• _Objective_: In the listing below, locate the line with "Write the Altair code for this chart." and the line with "10.44, 10.62, 10.82, 10.99, 11.16, 11.28, 11.37, 11.43, 11.46]", then output both and everything between them exactly, minus any pictures.

• _Data for this task_:
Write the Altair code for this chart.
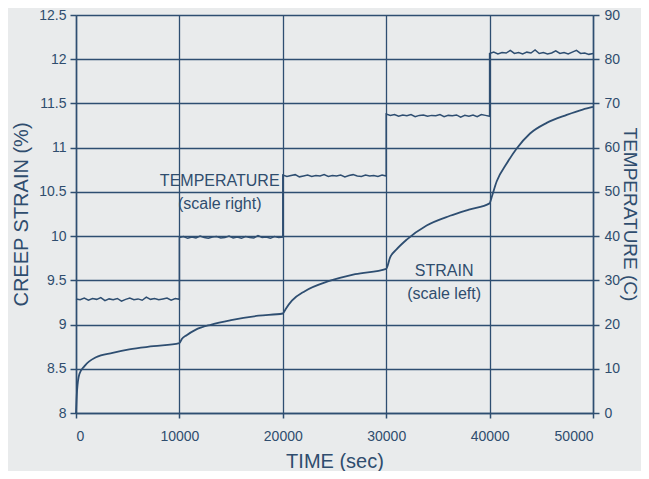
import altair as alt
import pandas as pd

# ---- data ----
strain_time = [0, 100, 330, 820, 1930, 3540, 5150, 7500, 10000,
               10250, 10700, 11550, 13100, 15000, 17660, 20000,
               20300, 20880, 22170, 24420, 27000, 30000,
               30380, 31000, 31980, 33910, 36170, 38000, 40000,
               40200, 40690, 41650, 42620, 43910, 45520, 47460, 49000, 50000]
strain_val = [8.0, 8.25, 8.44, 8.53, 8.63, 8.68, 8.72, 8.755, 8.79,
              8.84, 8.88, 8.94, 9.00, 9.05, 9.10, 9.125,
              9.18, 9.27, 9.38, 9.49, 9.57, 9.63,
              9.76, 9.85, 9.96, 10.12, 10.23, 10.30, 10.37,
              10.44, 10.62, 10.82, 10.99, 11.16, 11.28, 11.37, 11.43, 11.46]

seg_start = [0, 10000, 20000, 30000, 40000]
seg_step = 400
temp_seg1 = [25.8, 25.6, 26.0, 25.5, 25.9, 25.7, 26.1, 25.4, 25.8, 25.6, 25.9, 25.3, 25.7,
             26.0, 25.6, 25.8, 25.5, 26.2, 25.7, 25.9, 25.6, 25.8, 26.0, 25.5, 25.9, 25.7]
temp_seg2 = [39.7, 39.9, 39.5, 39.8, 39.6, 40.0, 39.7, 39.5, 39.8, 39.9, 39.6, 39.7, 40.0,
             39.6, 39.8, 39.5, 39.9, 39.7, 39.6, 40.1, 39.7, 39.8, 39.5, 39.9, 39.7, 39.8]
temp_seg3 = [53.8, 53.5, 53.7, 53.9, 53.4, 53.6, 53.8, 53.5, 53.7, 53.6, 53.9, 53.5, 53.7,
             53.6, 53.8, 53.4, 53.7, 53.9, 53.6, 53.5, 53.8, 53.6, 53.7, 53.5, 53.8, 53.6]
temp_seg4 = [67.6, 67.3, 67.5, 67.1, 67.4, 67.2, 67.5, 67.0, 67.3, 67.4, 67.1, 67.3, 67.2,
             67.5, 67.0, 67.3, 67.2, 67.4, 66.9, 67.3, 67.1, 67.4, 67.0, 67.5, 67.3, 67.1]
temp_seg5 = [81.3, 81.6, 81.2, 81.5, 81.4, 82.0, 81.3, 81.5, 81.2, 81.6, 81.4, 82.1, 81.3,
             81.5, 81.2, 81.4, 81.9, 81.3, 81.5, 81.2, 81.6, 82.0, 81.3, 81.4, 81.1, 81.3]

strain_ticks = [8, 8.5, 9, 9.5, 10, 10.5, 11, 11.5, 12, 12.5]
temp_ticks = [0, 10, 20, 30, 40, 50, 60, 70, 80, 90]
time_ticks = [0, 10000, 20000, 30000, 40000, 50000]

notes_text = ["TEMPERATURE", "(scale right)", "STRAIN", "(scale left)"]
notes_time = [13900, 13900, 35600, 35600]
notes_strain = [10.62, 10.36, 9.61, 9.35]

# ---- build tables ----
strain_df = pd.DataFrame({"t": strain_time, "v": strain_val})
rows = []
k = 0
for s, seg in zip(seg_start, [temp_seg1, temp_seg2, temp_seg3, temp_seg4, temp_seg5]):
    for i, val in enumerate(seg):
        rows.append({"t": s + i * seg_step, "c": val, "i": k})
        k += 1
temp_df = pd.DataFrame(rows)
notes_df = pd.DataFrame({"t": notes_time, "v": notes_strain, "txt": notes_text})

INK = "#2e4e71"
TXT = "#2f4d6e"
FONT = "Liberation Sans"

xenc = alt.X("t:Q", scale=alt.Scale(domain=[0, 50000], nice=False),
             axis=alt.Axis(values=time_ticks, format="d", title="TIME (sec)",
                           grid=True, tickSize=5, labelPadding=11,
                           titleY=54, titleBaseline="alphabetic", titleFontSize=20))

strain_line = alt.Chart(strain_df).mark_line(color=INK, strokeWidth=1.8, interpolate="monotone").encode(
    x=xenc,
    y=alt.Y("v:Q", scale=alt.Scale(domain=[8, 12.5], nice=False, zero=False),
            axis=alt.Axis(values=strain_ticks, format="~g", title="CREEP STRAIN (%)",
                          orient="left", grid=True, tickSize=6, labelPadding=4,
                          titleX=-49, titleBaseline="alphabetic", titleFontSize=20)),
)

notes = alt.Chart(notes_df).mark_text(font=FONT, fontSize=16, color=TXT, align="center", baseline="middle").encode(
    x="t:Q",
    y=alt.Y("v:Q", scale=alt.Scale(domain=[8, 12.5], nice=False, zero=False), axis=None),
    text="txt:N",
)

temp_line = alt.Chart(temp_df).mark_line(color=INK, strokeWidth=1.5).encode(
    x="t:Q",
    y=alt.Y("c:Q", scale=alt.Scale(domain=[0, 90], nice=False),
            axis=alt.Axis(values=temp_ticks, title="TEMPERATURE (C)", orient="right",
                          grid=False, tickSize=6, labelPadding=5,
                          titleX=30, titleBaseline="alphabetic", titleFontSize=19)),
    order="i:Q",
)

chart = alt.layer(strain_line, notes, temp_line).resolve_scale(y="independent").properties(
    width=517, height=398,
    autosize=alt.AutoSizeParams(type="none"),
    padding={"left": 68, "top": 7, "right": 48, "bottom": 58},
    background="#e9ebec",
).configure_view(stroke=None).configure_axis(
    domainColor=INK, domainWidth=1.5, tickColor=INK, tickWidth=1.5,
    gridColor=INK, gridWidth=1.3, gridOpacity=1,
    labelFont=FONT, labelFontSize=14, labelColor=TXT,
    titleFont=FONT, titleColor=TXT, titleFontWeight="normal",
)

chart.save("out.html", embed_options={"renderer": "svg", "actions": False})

* * *

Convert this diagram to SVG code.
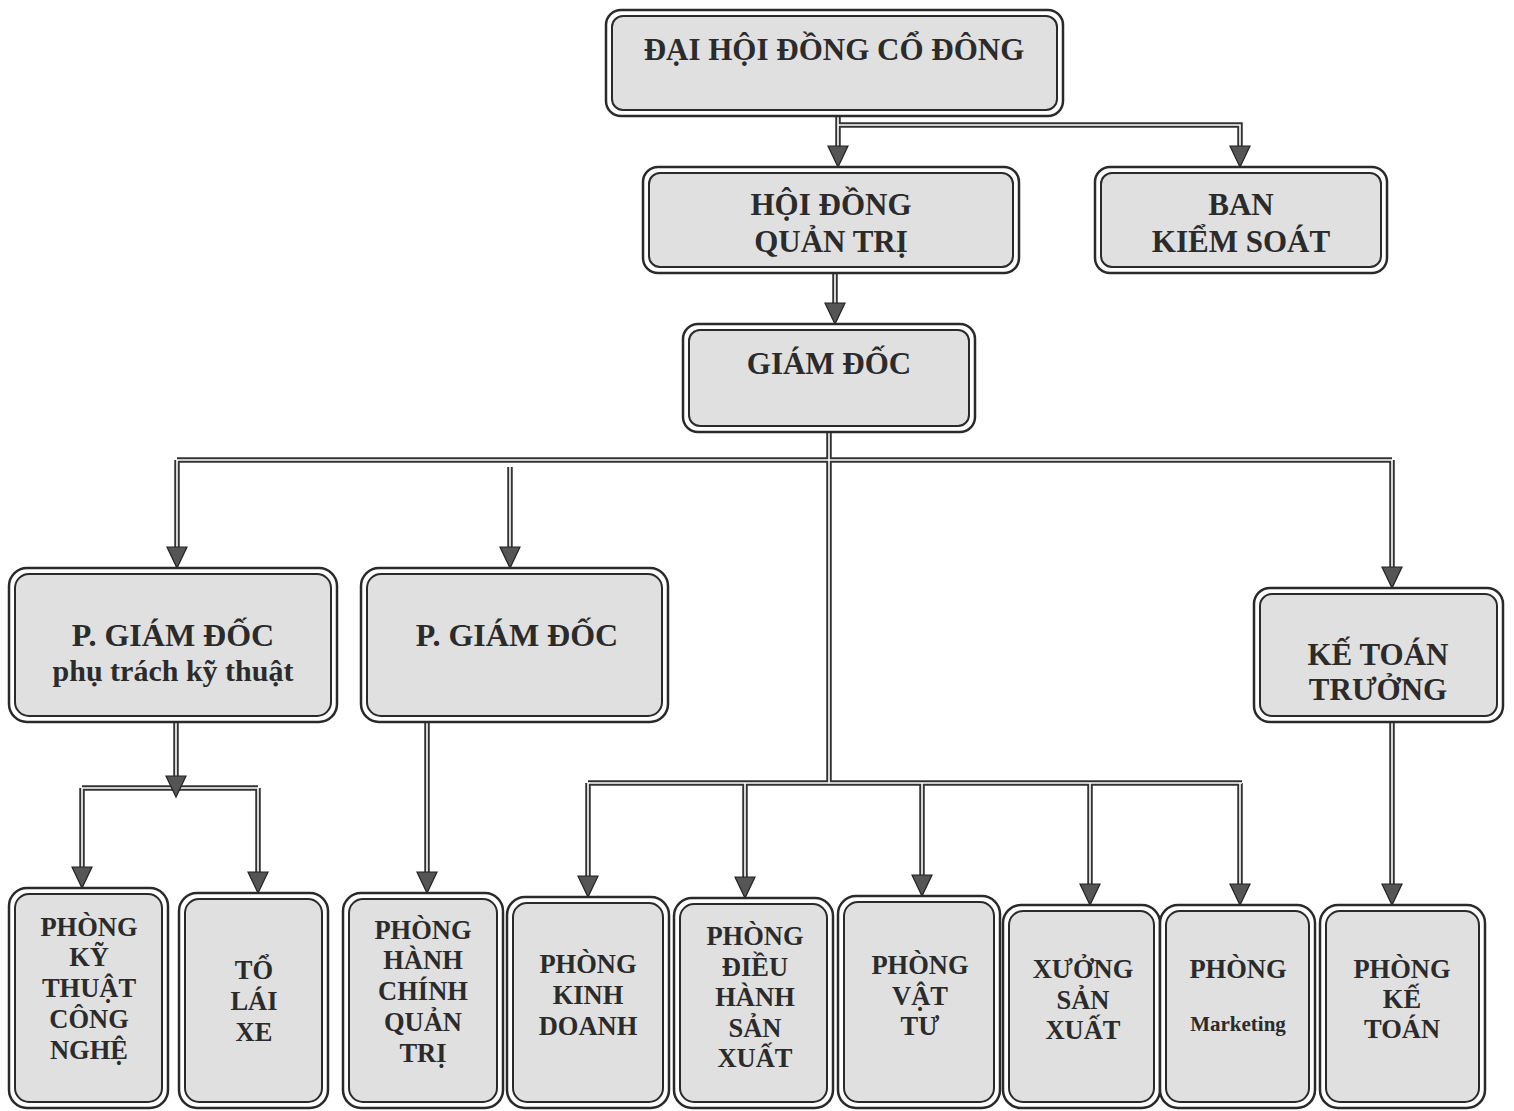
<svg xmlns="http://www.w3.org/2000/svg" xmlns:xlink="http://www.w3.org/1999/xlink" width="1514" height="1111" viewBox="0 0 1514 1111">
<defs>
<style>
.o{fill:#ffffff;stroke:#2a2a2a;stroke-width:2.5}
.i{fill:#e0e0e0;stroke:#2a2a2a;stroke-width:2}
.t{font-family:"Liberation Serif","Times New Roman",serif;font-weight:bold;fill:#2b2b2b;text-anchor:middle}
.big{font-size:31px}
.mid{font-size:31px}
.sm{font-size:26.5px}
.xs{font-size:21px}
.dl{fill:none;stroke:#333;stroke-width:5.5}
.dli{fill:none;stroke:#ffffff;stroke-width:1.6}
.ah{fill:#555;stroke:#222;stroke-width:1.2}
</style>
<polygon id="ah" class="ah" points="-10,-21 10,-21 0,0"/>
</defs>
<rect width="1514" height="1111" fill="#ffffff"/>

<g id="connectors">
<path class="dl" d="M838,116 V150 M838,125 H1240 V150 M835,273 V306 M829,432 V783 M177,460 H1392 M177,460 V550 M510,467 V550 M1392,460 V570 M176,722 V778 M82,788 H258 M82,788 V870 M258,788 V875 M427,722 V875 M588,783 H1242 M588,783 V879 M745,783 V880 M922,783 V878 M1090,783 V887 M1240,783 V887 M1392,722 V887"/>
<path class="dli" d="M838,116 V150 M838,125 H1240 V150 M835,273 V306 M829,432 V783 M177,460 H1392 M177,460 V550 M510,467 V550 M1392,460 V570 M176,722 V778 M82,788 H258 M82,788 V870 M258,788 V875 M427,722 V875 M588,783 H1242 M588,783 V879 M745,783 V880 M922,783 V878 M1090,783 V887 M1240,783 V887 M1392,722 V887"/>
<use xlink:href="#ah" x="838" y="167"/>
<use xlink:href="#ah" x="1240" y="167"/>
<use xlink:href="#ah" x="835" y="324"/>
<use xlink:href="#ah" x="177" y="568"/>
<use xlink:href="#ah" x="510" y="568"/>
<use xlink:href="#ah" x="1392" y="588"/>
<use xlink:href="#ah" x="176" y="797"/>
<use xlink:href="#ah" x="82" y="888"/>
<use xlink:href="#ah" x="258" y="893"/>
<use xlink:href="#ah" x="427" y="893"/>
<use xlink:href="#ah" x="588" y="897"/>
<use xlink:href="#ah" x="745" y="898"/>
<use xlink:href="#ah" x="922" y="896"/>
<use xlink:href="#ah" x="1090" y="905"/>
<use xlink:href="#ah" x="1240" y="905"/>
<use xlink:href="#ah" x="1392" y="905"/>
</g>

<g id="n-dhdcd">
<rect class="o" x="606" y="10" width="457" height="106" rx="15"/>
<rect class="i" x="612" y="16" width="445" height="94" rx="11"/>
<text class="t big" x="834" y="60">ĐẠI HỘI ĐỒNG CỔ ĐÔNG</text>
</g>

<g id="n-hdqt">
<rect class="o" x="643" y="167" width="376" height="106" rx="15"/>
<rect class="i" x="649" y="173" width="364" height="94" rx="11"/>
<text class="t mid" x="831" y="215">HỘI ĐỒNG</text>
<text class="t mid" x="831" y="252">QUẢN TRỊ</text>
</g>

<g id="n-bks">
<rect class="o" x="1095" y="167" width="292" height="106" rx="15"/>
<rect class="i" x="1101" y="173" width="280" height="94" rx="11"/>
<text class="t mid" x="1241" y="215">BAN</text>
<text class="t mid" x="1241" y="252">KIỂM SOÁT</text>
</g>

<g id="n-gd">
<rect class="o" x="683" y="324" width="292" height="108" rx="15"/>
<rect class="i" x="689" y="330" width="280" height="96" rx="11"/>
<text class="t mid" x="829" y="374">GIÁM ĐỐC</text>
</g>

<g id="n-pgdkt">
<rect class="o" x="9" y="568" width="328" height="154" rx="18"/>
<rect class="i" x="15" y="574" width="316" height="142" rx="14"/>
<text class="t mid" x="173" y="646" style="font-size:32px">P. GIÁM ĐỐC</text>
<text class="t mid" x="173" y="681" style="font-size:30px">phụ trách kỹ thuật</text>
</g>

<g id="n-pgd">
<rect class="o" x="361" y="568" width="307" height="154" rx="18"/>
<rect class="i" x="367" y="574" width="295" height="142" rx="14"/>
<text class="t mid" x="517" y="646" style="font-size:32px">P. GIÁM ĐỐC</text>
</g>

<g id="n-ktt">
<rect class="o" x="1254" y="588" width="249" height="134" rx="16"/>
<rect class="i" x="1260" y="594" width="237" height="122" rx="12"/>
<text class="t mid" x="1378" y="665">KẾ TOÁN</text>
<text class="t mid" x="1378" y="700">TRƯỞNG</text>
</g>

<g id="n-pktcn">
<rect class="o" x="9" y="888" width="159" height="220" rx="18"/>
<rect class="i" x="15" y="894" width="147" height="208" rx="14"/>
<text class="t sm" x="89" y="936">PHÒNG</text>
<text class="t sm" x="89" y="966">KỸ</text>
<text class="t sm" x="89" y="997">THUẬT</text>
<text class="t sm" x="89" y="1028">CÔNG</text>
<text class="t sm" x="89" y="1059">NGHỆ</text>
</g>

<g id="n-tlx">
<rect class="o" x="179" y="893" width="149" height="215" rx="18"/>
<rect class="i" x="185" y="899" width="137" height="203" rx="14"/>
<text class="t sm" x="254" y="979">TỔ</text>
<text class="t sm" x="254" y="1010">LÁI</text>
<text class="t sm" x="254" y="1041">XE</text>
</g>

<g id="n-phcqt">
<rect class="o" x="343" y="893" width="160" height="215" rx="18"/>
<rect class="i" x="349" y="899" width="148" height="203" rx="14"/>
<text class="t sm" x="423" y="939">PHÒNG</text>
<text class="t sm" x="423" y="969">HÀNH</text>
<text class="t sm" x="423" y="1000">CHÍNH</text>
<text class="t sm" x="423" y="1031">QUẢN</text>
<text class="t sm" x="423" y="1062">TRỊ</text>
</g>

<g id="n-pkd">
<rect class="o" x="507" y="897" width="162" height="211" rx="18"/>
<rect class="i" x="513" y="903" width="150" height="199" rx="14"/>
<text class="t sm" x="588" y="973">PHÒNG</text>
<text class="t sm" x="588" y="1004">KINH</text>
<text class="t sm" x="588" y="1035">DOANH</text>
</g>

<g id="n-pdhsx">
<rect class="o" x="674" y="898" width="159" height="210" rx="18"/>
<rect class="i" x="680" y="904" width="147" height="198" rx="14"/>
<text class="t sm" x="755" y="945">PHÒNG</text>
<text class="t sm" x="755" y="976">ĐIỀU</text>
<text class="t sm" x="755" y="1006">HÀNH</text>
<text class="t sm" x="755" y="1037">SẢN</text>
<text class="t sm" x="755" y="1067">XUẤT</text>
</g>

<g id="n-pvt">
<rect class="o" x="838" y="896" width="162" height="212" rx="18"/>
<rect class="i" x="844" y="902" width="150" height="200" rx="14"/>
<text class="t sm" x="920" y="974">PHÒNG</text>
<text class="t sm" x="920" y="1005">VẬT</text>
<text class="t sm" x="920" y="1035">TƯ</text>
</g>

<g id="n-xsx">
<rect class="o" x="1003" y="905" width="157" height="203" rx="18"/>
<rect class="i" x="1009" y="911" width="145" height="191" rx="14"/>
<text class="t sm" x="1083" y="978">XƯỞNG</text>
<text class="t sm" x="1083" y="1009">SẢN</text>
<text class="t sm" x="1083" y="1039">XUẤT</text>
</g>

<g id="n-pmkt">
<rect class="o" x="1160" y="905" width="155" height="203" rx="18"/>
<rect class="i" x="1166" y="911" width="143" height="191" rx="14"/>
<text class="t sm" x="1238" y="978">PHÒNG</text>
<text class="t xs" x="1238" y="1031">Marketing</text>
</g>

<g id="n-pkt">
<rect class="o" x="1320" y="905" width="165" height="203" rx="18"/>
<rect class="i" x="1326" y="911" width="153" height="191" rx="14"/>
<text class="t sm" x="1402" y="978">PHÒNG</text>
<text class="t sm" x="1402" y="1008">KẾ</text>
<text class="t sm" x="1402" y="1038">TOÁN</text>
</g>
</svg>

• _Correct response_:
Write the Altair code for this chart.
import altair as alt
import pandas as pd

# ---- data ----
strain_time = [0, 100, 330, 820, 1930, 3540, 5150, 7500, 10000,
               10250, 10700, 11550, 13100, 15000, 17660, 20000,
               20300, 20880, 22170, 24420, 27000, 30000,
               30380, 31000, 31980, 33910, 36170, 38000, 40000,
               40200, 40690, 41650, 42620, 43910, 45520, 47460, 49000, 50000]
strain_val = [8.0, 8.25, 8.44, 8.53, 8.63, 8.68, 8.72, 8.755, 8.79,
              8.84, 8.88, 8.94, 9.00, 9.05, 9.10, 9.125,
              9.18, 9.27, 9.38, 9.49, 9.57, 9.63,
              9.76, 9.85, 9.96, 10.12, 10.23, 10.30, 10.37,
              10.44, 10.62, 10.82, 10.99, 11.16, 11.28, 11.37, 11.43, 11.46]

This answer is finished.